ACT News

Save
Print

Canberra's alpine roads: ice, snow, and the team keeping them safe and open

Adam Melville's breath creates great clouds of fog in the frosty air as he works.

It's 9am and the temperature hovers around zero degrees as the sun pokes its head through the trees.

Mr Melville has been on call for the past 24 hours to ensure the ACT's alpine roads are kept clear of snow and danger.

There's no phone reception, so the Transport Canberra and City Services staff carry walkie-talkies.

There's a chainsaw and road closure signs in the vehicle and a winch on the front in case they encounter a fallen tree or get into trouble.

The dedicated team of government employees have been out since 6am, often in sub-zero conditions, ensuring the safety of the territory's roads.

Advertisement

Meanwhile in town, Canberrans sip their morning coffee in the warmth of their homes or grumble as they scrape ice off their windscreens.

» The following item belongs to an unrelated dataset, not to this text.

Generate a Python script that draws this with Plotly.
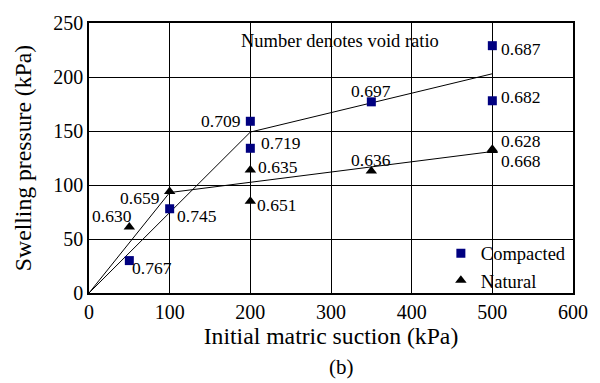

Road Maintenance manager program delivery Peter Thompson said snow and ice caused "a few issues with the roads" in the frigid months.

"Once we know there's snow around, we activate our guys to get out there, look at the conditions, and make arrangements so we can try and open up access to key locations for members of the public to get access to," he said.

Mr Thompson said the crews keep an eye on five roads - Mount Franklin Road, Bendora Dam Road, Brindabella Road, Corin Road, and Boboyan Road - to ensure the safety of motorists.

However, Mr Thompson said Corin Road and Mount Franklin Road were the two key areas during snowfalls - as Canberra's flock to the alpine areas to experience a snow day.

"It's always our priority to get people up there.

"It's not much fun being up there [early in the morning] but we're up there trying to figure out what we can do with the roads so people can enjoy a snow experience.

"A lot of people try to go up in two-wheel drive cars, so we try top facilitate that, and keep the roads open as much as can, but sometimes we need to restrict access to those roads to only 4wds."

Mr Thompson said snow only caused issues for about two-to-three weeks of the year.

Transport Canberra and City Services has a light-tracked vehicle for clearing snow if there's heavy falls.

He said snow will be compacted and turn to ice, making it harder to remove and the road more dangerous, so it was best to remove snowfall early.

Although, he said the issue was not as great on unsealed roads, where snow recedes far more quickly.

"[Removing snow early] makes it so much safer for any motorists that want to travel along the road later.

"Thats does happen, particularly on Corin Road, our first priority is to get people up to the resort."

Mr Thompson said said TCCS often close the roads at night when temperatures plummet and wind speeds increase - creating icy roads and felling trees burnt out by the 2003 Canberra bushfires.

"If there's any moisture on the road, it freezes, so we try and make sure people can go up and it's safe."

Mr Thompson said it wasn't uncommon for 2WD vehicles to slip off the road and become stuck.

He urged snow chasers to check the TCCS webpage for road condition updates before heading into the mountains.

He said the page was updated two-to-three times a day, depending on the situation.